-- Start --

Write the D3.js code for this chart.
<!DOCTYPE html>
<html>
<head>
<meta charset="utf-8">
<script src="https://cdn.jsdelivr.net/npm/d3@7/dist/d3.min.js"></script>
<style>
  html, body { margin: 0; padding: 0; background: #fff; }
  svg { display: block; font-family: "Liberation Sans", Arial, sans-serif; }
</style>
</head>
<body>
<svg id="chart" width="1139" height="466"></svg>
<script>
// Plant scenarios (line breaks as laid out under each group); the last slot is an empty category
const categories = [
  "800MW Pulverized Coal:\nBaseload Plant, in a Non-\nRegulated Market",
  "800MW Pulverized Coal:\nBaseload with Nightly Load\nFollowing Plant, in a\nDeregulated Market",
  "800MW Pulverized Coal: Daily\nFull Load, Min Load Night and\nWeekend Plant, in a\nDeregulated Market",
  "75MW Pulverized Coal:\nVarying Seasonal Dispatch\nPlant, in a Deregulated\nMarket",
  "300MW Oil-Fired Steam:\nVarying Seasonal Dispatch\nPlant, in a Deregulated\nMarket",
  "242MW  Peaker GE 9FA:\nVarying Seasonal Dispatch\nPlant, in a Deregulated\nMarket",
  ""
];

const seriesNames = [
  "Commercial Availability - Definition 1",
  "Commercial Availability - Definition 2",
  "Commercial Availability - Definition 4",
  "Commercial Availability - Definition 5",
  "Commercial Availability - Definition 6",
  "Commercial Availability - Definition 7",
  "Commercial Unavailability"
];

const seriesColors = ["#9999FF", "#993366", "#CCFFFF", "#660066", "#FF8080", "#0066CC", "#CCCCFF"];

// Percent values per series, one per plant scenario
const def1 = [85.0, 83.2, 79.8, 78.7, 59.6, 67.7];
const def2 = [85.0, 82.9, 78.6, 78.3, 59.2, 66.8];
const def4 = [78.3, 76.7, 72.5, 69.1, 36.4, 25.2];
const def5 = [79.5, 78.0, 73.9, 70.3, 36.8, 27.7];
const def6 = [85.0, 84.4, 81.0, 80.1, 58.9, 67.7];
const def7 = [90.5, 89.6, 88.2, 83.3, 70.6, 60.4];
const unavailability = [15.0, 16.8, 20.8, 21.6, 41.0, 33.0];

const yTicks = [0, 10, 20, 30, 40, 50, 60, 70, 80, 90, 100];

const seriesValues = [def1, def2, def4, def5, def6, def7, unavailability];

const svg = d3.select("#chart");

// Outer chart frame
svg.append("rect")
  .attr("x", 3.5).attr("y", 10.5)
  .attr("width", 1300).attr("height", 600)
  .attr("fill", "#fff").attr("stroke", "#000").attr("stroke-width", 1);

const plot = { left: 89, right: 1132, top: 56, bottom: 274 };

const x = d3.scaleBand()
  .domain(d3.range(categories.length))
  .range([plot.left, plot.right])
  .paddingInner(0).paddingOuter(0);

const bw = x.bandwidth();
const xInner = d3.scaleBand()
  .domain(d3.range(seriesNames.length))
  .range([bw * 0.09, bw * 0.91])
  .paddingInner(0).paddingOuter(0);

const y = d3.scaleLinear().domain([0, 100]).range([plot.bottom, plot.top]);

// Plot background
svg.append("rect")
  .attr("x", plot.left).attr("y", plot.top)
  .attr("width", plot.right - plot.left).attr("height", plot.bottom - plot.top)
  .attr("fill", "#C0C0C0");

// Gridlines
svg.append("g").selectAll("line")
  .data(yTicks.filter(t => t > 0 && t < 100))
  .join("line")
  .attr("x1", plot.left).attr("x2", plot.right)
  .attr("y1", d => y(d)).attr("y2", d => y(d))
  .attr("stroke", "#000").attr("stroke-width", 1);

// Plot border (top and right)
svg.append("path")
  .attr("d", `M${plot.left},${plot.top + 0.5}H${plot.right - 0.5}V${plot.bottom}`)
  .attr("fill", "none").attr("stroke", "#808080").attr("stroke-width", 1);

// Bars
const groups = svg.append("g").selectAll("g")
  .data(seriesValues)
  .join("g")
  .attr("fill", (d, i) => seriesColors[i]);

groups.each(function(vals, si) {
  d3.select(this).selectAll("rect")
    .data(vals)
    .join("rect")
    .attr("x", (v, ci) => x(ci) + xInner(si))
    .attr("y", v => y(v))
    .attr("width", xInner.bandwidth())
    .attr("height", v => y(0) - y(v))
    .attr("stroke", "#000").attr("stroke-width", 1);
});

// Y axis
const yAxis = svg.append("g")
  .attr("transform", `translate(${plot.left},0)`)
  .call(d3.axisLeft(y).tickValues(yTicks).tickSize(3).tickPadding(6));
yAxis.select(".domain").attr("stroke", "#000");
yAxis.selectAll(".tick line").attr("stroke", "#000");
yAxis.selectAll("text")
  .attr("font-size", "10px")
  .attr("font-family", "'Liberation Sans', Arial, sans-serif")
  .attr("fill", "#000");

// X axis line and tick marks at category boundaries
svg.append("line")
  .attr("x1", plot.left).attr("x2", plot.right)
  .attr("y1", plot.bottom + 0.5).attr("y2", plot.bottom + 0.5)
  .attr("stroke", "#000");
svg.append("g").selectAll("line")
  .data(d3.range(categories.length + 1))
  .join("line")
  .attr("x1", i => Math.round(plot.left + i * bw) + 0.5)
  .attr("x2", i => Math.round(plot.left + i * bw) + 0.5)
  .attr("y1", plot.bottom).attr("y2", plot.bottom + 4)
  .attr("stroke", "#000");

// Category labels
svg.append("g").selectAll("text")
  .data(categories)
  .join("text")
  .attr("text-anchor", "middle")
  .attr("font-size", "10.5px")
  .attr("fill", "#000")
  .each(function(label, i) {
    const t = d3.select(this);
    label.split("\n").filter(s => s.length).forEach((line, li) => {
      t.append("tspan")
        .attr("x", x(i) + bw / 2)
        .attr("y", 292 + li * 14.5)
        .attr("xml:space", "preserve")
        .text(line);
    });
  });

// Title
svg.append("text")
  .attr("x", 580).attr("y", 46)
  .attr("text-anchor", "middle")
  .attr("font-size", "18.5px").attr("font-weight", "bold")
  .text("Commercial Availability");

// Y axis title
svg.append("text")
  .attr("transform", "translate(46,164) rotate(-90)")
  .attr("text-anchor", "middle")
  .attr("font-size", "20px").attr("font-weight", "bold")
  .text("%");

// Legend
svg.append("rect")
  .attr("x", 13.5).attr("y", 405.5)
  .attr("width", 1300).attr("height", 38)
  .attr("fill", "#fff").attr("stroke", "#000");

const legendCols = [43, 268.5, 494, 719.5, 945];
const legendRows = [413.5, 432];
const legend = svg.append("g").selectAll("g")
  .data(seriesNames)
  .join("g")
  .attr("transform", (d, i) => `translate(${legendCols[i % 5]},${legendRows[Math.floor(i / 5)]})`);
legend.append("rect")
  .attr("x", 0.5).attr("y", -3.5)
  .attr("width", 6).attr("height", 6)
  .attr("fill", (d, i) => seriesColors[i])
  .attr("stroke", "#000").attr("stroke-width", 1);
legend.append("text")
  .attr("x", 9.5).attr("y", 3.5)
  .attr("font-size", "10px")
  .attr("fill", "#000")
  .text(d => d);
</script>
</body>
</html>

-- End --

> **Exercise details**: Hand back the material above in full, exactly as written.

> **Response for this exercise**:
Write the D3.js code for this chart.
<!DOCTYPE html>
<html>
<head>
<meta charset="utf-8">
<script src="https://cdn.jsdelivr.net/npm/d3@7/dist/d3.min.js"></script>
<style>
  html, body { margin: 0; padding: 0; background: #fff; }
  svg { display: block; font-family: "Liberation Sans", Arial, sans-serif; }
</style>
</head>
<body>
<svg id="chart" width="1139" height="466"></svg>
<script>
// Plant scenarios (line breaks as laid out under each group); the last slot is an empty category
const categories = [
  "800MW Pulverized Coal:\nBaseload Plant, in a Non-\nRegulated Market",
  "800MW Pulverized Coal:\nBaseload with Nightly Load\nFollowing Plant, in a\nDeregulated Market",
  "800MW Pulverized Coal: Daily\nFull Load, Min Load Night and\nWeekend Plant, in a\nDeregulated Market",
  "75MW Pulverized Coal:\nVarying Seasonal Dispatch\nPlant, in a Deregulated\nMarket",
  "300MW Oil-Fired Steam:\nVarying Seasonal Dispatch\nPlant, in a Deregulated\nMarket",
  "242MW  Peaker GE 9FA:\nVarying Seasonal Dispatch\nPlant, in a Deregulated\nMarket",
  ""
];

const seriesNames = [
  "Commercial Availability - Definition 1",
  "Commercial Availability - Definition 2",
  "Commercial Availability - Definition 4",
  "Commercial Availability - Definition 5",
  "Commercial Availability - Definition 6",
  "Commercial Availability - Definition 7",
  "Commercial Unavailability"
];

const seriesColors = ["#9999FF", "#993366", "#CCFFFF", "#660066", "#FF8080", "#0066CC", "#CCCCFF"];

// Percent values per series, one per plant scenario
const def1 = [85.0, 83.2, 79.8, 78.7, 59.6, 67.7];
const def2 = [85.0, 82.9, 78.6, 78.3, 59.2, 66.8];
const def4 = [78.3, 76.7, 72.5, 69.1, 36.4, 25.2];
const def5 = [79.5, 78.0, 73.9, 70.3, 36.8, 27.7];
const def6 = [85.0, 84.4, 81.0, 80.1, 58.9, 67.7];
const def7 = [90.5, 89.6, 88.2, 83.3, 70.6, 60.4];
const unavailability = [15.0, 16.8, 20.8, 21.6, 41.0, 33.0];

const yTicks = [0, 10, 20, 30, 40, 50, 60, 70, 80, 90, 100];

const seriesValues = [def1, def2, def4, def5, def6, def7, unavailability];

const svg = d3.select("#chart");

// Outer chart frame
svg.append("rect")
  .attr("x", 3.5).attr("y", 10.5)
  .attr("width", 1300).attr("height", 600)
  .attr("fill", "#fff").attr("stroke", "#000").attr("stroke-width", 1);

const plot = { left: 89, right: 1132, top: 56, bottom: 274 };

const x = d3.scaleBand()
  .domain(d3.range(categories.length))
  .range([plot.left, plot.right])
  .paddingInner(0).paddingOuter(0);

const bw = x.bandwidth();
const xInner = d3.scaleBand()
  .domain(d3.range(seriesNames.length))
  .range([bw * 0.09, bw * 0.91])
  .paddingInner(0).paddingOuter(0);

const y = d3.scaleLinear().domain([0, 100]).range([plot.bottom, plot.top]);

// Plot background
svg.append("rect")
  .attr("x", plot.left).attr("y", plot.top)
  .attr("width", plot.right - plot.left).attr("height", plot.bottom - plot.top)
  .attr("fill", "#C0C0C0");

// Gridlines
svg.append("g").selectAll("line")
  .data(yTicks.filter(t => t > 0 && t < 100))
  .join("line")
  .attr("x1", plot.left).attr("x2", plot.right)
  .attr("y1", d => y(d)).attr("y2", d => y(d))
  .attr("stroke", "#000").attr("stroke-width", 1);

// Plot border (top and right)
svg.append("path")
  .attr("d", `M${plot.left},${plot.top + 0.5}H${plot.right - 0.5}V${plot.bottom}`)
  .attr("fill", "none").attr("stroke", "#808080").attr("stroke-width", 1);

// Bars
const groups = svg.append("g").selectAll("g")
  .data(seriesValues)
  .join("g")
  .attr("fill", (d, i) => seriesColors[i]);

groups.each(function(vals, si) {
  d3.select(this).selectAll("rect")
    .data(vals)
    .join("rect")
    .attr("x", (v, ci) => x(ci) + xInner(si))
    .attr("y", v => y(v))
    .attr("width", xInner.bandwidth())
    .attr("height", v => y(0) - y(v))
    .attr("stroke", "#000").attr("stroke-width", 1);
});

// Y axis
const yAxis = svg.append("g")
  .attr("transform", `translate(${plot.left},0)`)
  .call(d3.axisLeft(y).tickValues(yTicks).tickSize(3).tickPadding(6));
yAxis.select(".domain").attr("stroke", "#000");
yAxis.selectAll(".tick line").attr("stroke", "#000");
yAxis.selectAll("text")
  .attr("font-size", "10px")
  .attr("font-family", "'Liberation Sans', Arial, sans-serif")
  .attr("fill", "#000");

// X axis line and tick marks at category boundaries
svg.append("line")
  .attr("x1", plot.left).attr("x2", plot.right)
  .attr("y1", plot.bottom + 0.5).attr("y2", plot.bottom + 0.5)
  .attr("stroke", "#000");
svg.append("g").selectAll("line")
  .data(d3.range(categories.length + 1))
  .join("line")
  .attr("x1", i => Math.round(plot.left + i * bw) + 0.5)
  .attr("x2", i => Math.round(plot.left + i * bw) + 0.5)
  .attr("y1", plot.bottom).attr("y2", plot.bottom + 4)
  .attr("stroke", "#000");

// Category labels
svg.append("g").selectAll("text")
  .data(categories)
  .join("text")
  .attr("text-anchor", "middle")
  .attr("font-size", "10.5px")
  .attr("fill", "#000")
  .each(function(label, i) {
    const t = d3.select(this);
    label.split("\n").filter(s => s.length).forEach((line, li) => {
      t.append("tspan")
        .attr("x", x(i) + bw / 2)
        .attr("y", 292 + li * 14.5)
        .attr("xml:space", "preserve")
        .text(line);
    });
  });

// Title
svg.append("text")
  .attr("x", 580).attr("y", 46)
  .attr("text-anchor", "middle")
  .attr("font-size", "18.5px").attr("font-weight", "bold")
  .text("Commercial Availability");

// Y axis title
svg.append("text")
  .attr("transform", "translate(46,164) rotate(-90)")
  .attr("text-anchor", "middle")
  .attr("font-size", "20px").attr("font-weight", "bold")
  .text("%");

// Legend
svg.append("rect")
  .attr("x", 13.5).attr("y", 405.5)
  .attr("width", 1300).attr("height", 38)
  .attr("fill", "#fff").attr("stroke", "#000");

const legendCols = [43, 268.5, 494, 719.5, 945];
const legendRows = [413.5, 432];
const legend = svg.append("g").selectAll("g")
  .data(seriesNames)
  .join("g")
  .attr("transform", (d, i) => `translate(${legendCols[i % 5]},${legendRows[Math.floor(i / 5)]})`);
legend.append("rect")
  .attr("x", 0.5).attr("y", -3.5)
  .attr("width", 6).attr("height", 6)
  .attr("fill", (d, i) => seriesColors[i])
  .attr("stroke", "#000").attr("stroke-width", 1);
legend.append("text")
  .attr("x", 9.5).attr("y", 3.5)
  .attr("font-size", "10px")
  .attr("fill", "#000")
  .text(d => d);
</script>
</body>
</html>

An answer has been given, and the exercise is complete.